Serge Batalov1, Elizabeth A. Winzeler2, GNF;, TSRI/GNF

To study the transcriptome of the malaria parasite, we designed a custom no-mismatch high-density oligonucleotide array. This design was based on the P. falciparum sequence data released in July 2001. The custom array contains probes to at least 5159 P. falciparum genes. This includes 260,596 25 mer probes corresponding to P. falciparum predicted coding sequence, 106,630 probes from P. falciparum non-coding sequence (intergenic regions, gene sequence corresponding to the non-coding strand and introns). In addition 124,957 probes from Plasmodium yoelli contigs are include on the array. A further 6000 control sequences corresponding to human and mouse genes that are reported to be highly expressed in blood cell, 3602 traditional Affymetrix controls and 2397 background probes were selected. We also included P. falciparum mitochondrion and plastid genome sequences. Because the P. falciparum genome sequence is relatively small (26 Mb), this design allowed the placement of the 367,226 probes, on average, every 150 bases on both strands. Though the opposite strand of a predicted transcript was often predicted to be non-coding, resulting in fewer probes on this strand, coverage was still substantial.

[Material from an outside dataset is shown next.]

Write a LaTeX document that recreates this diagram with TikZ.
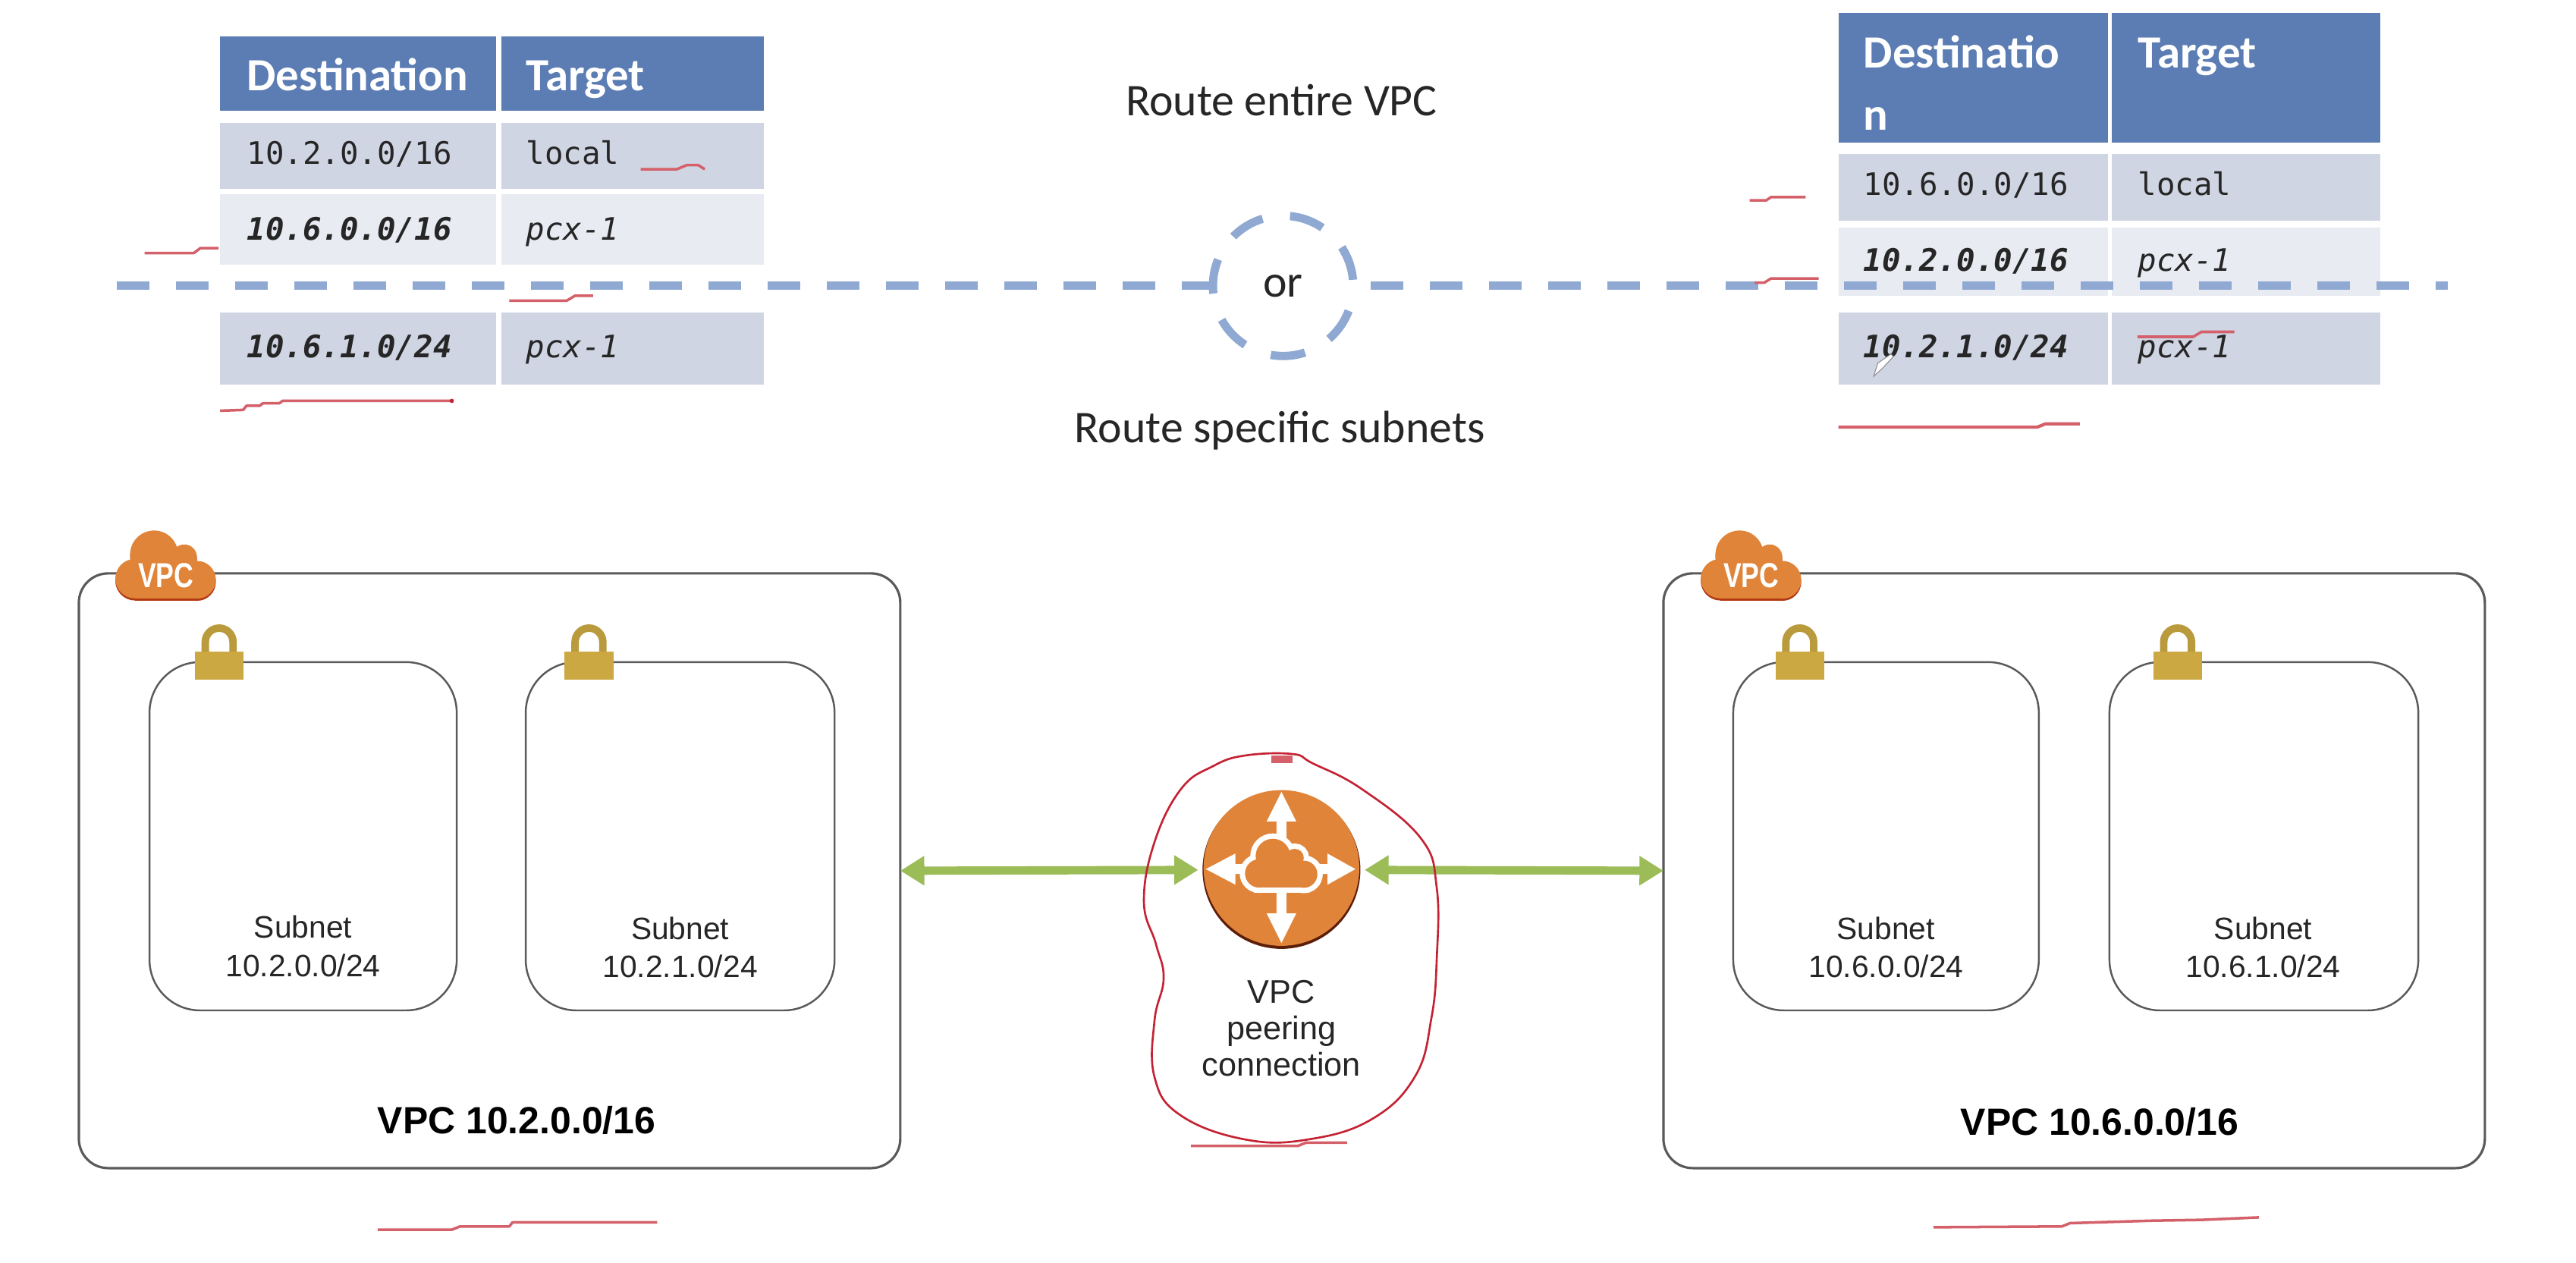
\documentclass[tikz,border=0pt]{standalone}
\usepackage{fontspec}
\setmainfont{Carlito}
\newfontfamily\monof{DejaVu Sans Mono}
\newfontfamily\arialf{Liberation Sans}
\usetikzlibrary{arrows.meta}
\definecolor{headblue}{HTML}{5B7DB3}
\definecolor{rowdark}{HTML}{D0D5E3}
\definecolor{rowlight}{HTML}{E9EBF3}
\definecolor{dashblue}{HTML}{8FA9D2}
\definecolor{awsorange}{HTML}{E0843A}
\definecolor{vpclip}{HTML}{B23A12}
\definecolor{lockgold}{HTML}{CBA842}
\definecolor{shackle}{HTML}{B99A3C}
\definecolor{peergreen}{HTML}{9CBC58}
\definecolor{boxgrey}{HTML}{5A5A5A}
\definecolor{scribble}{HTML}{D4606A}
\definecolor{loopred}{HTML}{C42232}
\def\U{0.021658cm}
\tikzset{
  tcell/.style={rectangle,draw=none,inner sep=0pt,outer sep=0pt},
  thead/.style={anchor=base west,inner sep=0pt,text=white,font=\fontsize{17.3}{20}\selectfont\bfseries},
  tmono/.style={anchor=base west,inner sep=0pt,text=black!85,font=\monof\fontsize{11.6}{14}\selectfont},
  tdest/.style={tmono,font=\monof\fontsize{11.6}{14}\selectfont\bfseries\itshape},
  tpcx/.style={tmono,font=\monof\fontsize{11.6}{14}\selectfont\itshape},
  routetxt/.style={inner sep=0pt,text=black!85,font=\fontsize{17}{20}\selectfont},
  subtxt/.style={inner sep=0pt,align=center,text=black!85,font=\arialf\fontsize{11.6}{14.3}\selectfont},
  vpctxt/.style={inner sep=0pt,text=black,font=\arialf\fontsize{14.2}{17}\selectfont\bfseries},
  vpcbox/.style={rectangle,draw=boxgrey,line width=0.9pt,rounded corners=11pt,inner sep=0pt,outer sep=0pt,
    minimum width=500*\U,minimum height=362*\U},
  subbox/.style={rectangle,draw=boxgrey,line width=0.7pt,rounded corners=19pt,inner sep=0pt},
  dashline/.style={draw=dashblue,line width=3.1pt,dash pattern=on 12.33pt off 9.86pt},
  biarrow/.style={draw=peergreen,line width=3.1pt,{Triangle[length=9pt,width=10.5pt]}-{Triangle[length=9pt,width=10.5pt]}},
  mark red/.style={draw=scribble,line width=1pt,line join=round},
}
\newcommand\tcellbox[6]{\node[tcell,fill=#6,minimum width={(#4-#2)*\U},minimum height={(#5-#3)*\U}] (#1) at ({(#2+#4)/2},{(#3+#5)/2}) {};}
\newcommand\cloudshape[1]{%
  \path[#1] (-7.2,-6.2) circle[radius=14.6];
  \path[#1] (11.2,-4.6) circle[radius=7.7];
  \path[#1] (18.9,9.2) circle[radius=11.5];
  \path[#1] (-18.8,8.5) circle[radius=12];
  \path[#1] (-18.8,-1) rectangle (18.9,20.7);
  \path[#1] (-4,-8) rectangle (11,2);
}
\tikzset{
  vpccloud/.pic={
    \cloudshape{fill=vpclip}
    \begin{scope}[shift={(0,-1.3)}]\cloudshape{fill=awsorange}\end{scope}
    \node[inner sep=0pt,text=white,font=\arialf\fontsize{13}{14}\selectfont\bfseries] (-t) at (0,5.2) {\scalebox{0.78}[1]{VPC}};
  },
  padlock/.pic={
    \draw[shackle,line width=2.8pt] (-8.45,1) -- (-8.45,-5.85) arc[start angle=180,end angle=360,radius=8.45] -- (8.45,1);
    \fill[lockgold] (-14.8,0) rectangle (14.8,17.1);
  }
}
\begin{document}
\begin{tikzpicture}[x=0.021658cm,y=-0.021658cm]
\useasboundingbox (0,0) rectangle (1568,768.3);
\fill[white] (0,0) rectangle (1568,768.3);

% left table
\tcellbox{la1}{134}{22}{302}{67.5}{headblue}
\tcellbox{la2}{305}{22}{465}{67.5}{headblue}
\tcellbox{lb1}{134}{75}{302}{115}{rowdark}
\tcellbox{lb2}{305}{75}{465}{115}{rowdark}
\tcellbox{lc1}{134}{118}{302}{161}{rowlight}
\tcellbox{lc2}{305}{118}{465}{161}{rowlight}
\tcellbox{ld1}{134}{190}{302}{234}{rowdark}
\tcellbox{ld2}{305}{190}{465}{234}{rowdark}
\node[thead] (lah1) at (150,55) {Destination};
\node[thead] (lah2) at (320,55) {Target};
\node[tmono] (lbt1) at (150,100) {10.2.0.0/16};
\node[tmono] (lbt2) at (320,100) {local};
\node[tdest] (lct1) at (150,146) {10.6.0.0/16};
\node[tpcx] (lct2) at (320,146) {pcx-1};
\node[tdest] (ldt1) at (150,217.5) {10.6.1.0/24};
\node[tpcx] (ldt2) at (320,217.5) {pcx-1};

% right table
\tcellbox{ra1}{1119}{8}{1283}{87}{headblue}
\tcellbox{ra2}{1285.5}{8}{1449}{87}{headblue}
\tcellbox{rb1}{1119}{93.5}{1283}{134.5}{rowdark}
\tcellbox{rb2}{1285.5}{93.5}{1449}{134.5}{rowdark}
\tcellbox{rc1}{1119}{138.5}{1283}{180}{rowlight}
\tcellbox{rc2}{1285.5}{138.5}{1449}{180}{rowlight}
\tcellbox{rd1}{1119}{190}{1283}{234}{rowdark}
\tcellbox{rd2}{1285.5}{190}{1449}{234}{rowdark}
\node[thead] (rah1) at (1134,41.5) {Destinatio};
\node[thead] (rah1b) at (1134,79) {n};
\node[thead] (rah2) at (1301,41.5) {Target};
\node[tmono] (rbt1) at (1134,119) {10.6.0.0/16};
\node[tmono] (rbt2) at (1301,119) {local};
\node[tdest] (rct1) at (1134,165) {10.2.0.0/16};
\node[tpcx] (rct2) at (1301,165) {pcx-1};
\node[tdest] (rdt1) at (1134,217.5) {10.2.1.0/24};
\node[tpcx] (rdt2) at (1301,217.5) {pcx-1};

% middle
\node[routetxt] (route1) at (780,61) {Route entire VPC};
\node[routetxt] (route2) at (779,262) {Route specific subnets};
\node[circle,draw=dashblue,line width=3.1pt,minimum size=52.6pt,inner sep=0pt,
  dash pattern=on 13pt off 10.4pt,dash phase=21.1pt,text=black!85,font=\fontsize{17}{20}\selectfont] (ornode) at (781,174) {or};
\coordinate (dashL) at (71,174);
\coordinate (dashR) at (1490,174);
\draw[dashline] (dashL) -- (ornode.west);
\draw[dashline,dash phase=17.26pt] (ornode.east) -- (dashR);

% VPC boxes
\node[vpcbox] (vpcL) at (298,530) {};
\node[vpcbox] (vpcR) at (1262.5,530) {};
\node[subbox,minimum width=187*\U,minimum height=212*\U] (sa) at (184.5,509) {};
\node[subbox,minimum width=188*\U,minimum height=212*\U] (sb) at (414,509) {};
\node[subbox,minimum width=186*\U,minimum height=212*\U] (sc) at (1148,509) {};
\node[subbox,minimum width=188*\U,minimum height=212*\U] (sd) at (1378,509) {};
\node[subtxt] (sat) at (184.5,576) {Subnet\\10.2.0.0/24};
\node[subtxt] (sbt) at (414,576.5) {Subnet\\10.2.1.0/24};
\node[subtxt] (sct) at (1148,576.5) {Subnet\\10.6.0.0/24};
\node[subtxt] (sdt) at (1377.5,576.5) {Subnet\\10.6.1.0/24};
\node[vpctxt] (vlt) at (314.5,682) {VPC 10.2.0.0/16};
\node[vpctxt] (vrt) at (1278,683) {VPC 10.6.0.0/16};
\pic (cloudL) at (101,345) {vpccloud};
\pic (cloudR) at (1066,345) {vpccloud};
\pic (lockA) at (133.4,396.6) {padlock};
\pic (lockB) at (358.5,396.6) {padlock};
\pic (lockC) at (1095.5,396.6) {padlock};
\pic (lockD) at (1325.5,396.6) {padlock};

% peering icon
\node[circle,fill=black!30!vpclip!75!black,minimum size=59.2pt,inner sep=0pt,outer sep=0pt] (peer) at (780,529.5) {};
\fill[awsorange] (780,528.3) circle[radius=47.4];
\fill[white] (780,482)--(789,500)--(783,500)--(783,556)--(789,556)--(780,574)--(771,556)--(777,556)--(777,500)--(771,500)--cycle;
\fill[white] (734,529)--(752,519.5)--(752,526)--(808,526)--(808,519.5)--(825,529)--(808,538.5)--(808,532)--(752,532)--(752,538.5)--cycle;
\begin{scope}[shift={(780,525.5)},scale=.72]
  \cloudshape{draw=white,fill=white,line width=4pt}
  \cloudshape{fill=awsorange}
\end{scope}
\node[inner sep=0pt,align=center,text=black!85,font=\arialf\fontsize{12.3}{13.6}\selectfont] (peertxt) at (780,626) {VPC\\peering\\connection};
\draw[biarrow,shorten >=1.6pt] (vpcL.east) -- (peer.west);
\draw[biarrow,shorten <=1.6pt] (peer.east) -- (vpcR.west);

% pen marks
\draw[mark red] (390,103)--(412,103)--(418,100.5)--(425,100.5)--(429,103);
\draw[mark red] (88,154)--(118,154)--(122,151)--(133,151);
\draw[mark red] (310,183)--(345,183)--(350,180)--(361,180);
\draw[mark red] (134,250)--(148,249.5)--(150,247)--(158,247)--(160,245.5)--(170,245.5)--(172,244)--(275,244);
\fill[loopred] (275,244) circle[radius=1.3];
\draw[mark red] (1065,122)--(1075,122)--(1078,120)--(1099,120);
\draw[mark red] (1068,172)--(1074,172)--(1078,169.5)--(1107,169.5);
\draw[mark red] (1301,205)--(1335,205)--(1340,202)--(1360,202);
\draw[mark red,line width=1.2pt] (1119,260)--(1240,260)--(1245,258)--(1266,258);
\draw[mark red] (230,748.5)--(275,748.5)--(280,746.5)--(310,746.5)--(312,744)--(400,744);
\draw[mark red] (1177,747)--(1255,746.5)--(1260,744.5)--(1310,743)--(1340,742.5)--(1375,741);
\draw[mark red] (725,697.5)--(790,697.5)--(795,695.5)--(820,695.5);
\begin{scope}[scale=0.46173]
\draw[loopred,line width=0.75pt] plot[smooth cycle,tension=0.7] coordinates {
 (1704,994)(1641,996)(1599,1010)(1557,1040)(1522,1110)(1508,1189)(1524,1245)(1534,1290)
 (1522,1345)(1522,1420)(1556,1470)(1641,1502)(1725,1502)(1809,1475)(1866,1418)(1887,1342)
 (1894,1265)(1894,1170)(1873,1105)(1795,1040)(1730,1006)};
\fill[scribble] (1676,996) rectangle (1704,1006);
\end{scope}
% pen cursor
\filldraw[fill=white,draw=black!45,line width=0.3pt] (1140.5,229)--(1143,221)--(1151,215.5)--(1152.5,217)--(1146,224)--cycle;
\end{tikzpicture}
\end{document}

Probes were selected using non-proprietary rules as described earlier [1]. No mismatch sequences were used in the design of the array. One of the main challenges for the selection of the specific and effective probes was the high A+T content and the low complexity of the P. falciparum genome. Following production and release of the complete P. falciparum genome sequence and annotations in October 2002, we validated the design of the array by mapping probe nucleotide sequences to the sense nucleotide sequence of predicted coding regions. Out of 5409 published coding sequences downloaded October 11, 2002, 18 were duplicates and 11 more were subsequences of others. For example we would not be able to resolve the expression of a number of duplicated genes all sharing the same sequence. The BLAST analysis showed that out of the 5409 predicted coding sequences, 203 were not represented on the array. In some of these the predicted coding sequence was small (48 protein were less than 100 amino acids in length). Some other sequences were repetitive and low complexity. Finally, some nucleotide sequence from chromosome 6 and 7 were unavailable at the time the array was designed.


1. K.G.Le Roch, Y.Zhou, S.Batalov, and E.A.Winzeler. Monitoring the chromosome 2 intraerythrocytic transcriptome of Plasmodium falciparum using oligonucleotide arrays. Am.J.Trop.Med.Hyg. 67(3), 2002, pp.233-243.